Monday, May. 05, 1958
Correction by Khrushchev
World Jewry has always kept an uneasy eye on Russia's erratic treatment of Jews. Some of the early leaders of Communism (Trotsky, Zinoviev, Kamenev, Litvinoff and Kaganovich) were Jews, but Stalin later made Jewish "cosmopolitanism" a dangerous charge. Russia competed with the U.S. to be the first to recognize the infant Israeli state in 1948--only to switch later to all-out support of the Arab quarrel against Israel. Today the 3,000,000 Jews who still live in Russia are warned to merge themselves completely in Soviet society (while still carrying documents designating them as Jews) and are discouraged from their own cultural identity. In recent months the world Jewish press has been full of anxious debate about the changing Soviet attitude toward Jews. Last February a British Communist, Professor Hyman Levy, charged that "today there is not a single Jew in the Central Committee, and indeed no Jew in any high position." Last month French Journalist Serge Groussard asked Khrushchev about reports that even in Stalin's old Jewish colony of Birobidzhan in eastern
Siberia, Yiddish signs, schoolbooks and newspapers are no longer to be seen. Anything but reassuring, Khrushchev's reply raised a fresh outcry from Jewish leaders in Paris, New York, Tel Aviv. The Soviet boss baldly labeled Birobidzhan a "failure" and in laying the blame on Jewish "individualism" and "intellectualism" seemed to single out the Jews as an element unfitted for Soviet collectivism.
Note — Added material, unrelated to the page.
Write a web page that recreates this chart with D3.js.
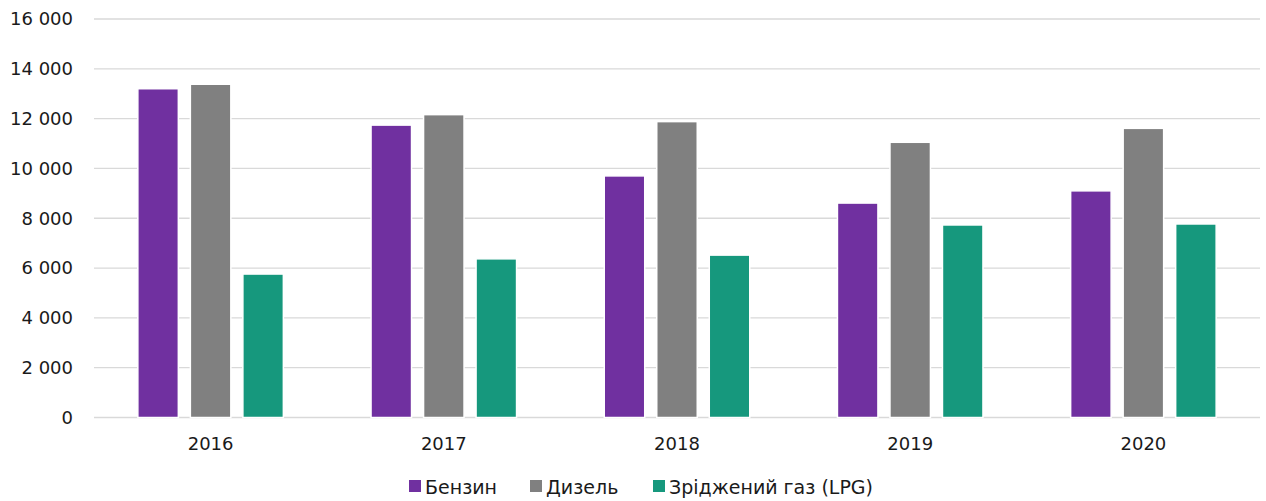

Presumably somebody told Khrushchev he had said the wrong thing. Last week, as he held forth at a Polish embassy reception in Moscow, his eye lit on Israel's Ambassador Joseph Avidar. Queen Elisabeth of the Belgians had asked Marshal Voroshilov about Soviet mistreatment of Jews, Khrushchev said, during her recent visit to Moscow's Tchaikovsky festival. Voroshilov denied the charge by saying, "In fact my wife is Jewish." Khrushchev added: "Half the members of the Presidium have Jewish wives." Those who keep track of such matters in the West doubt that even two Presidium members have Jewish wives, but it is a fact that Nikita Khrushchev himself has a Jewish daughter-in-law.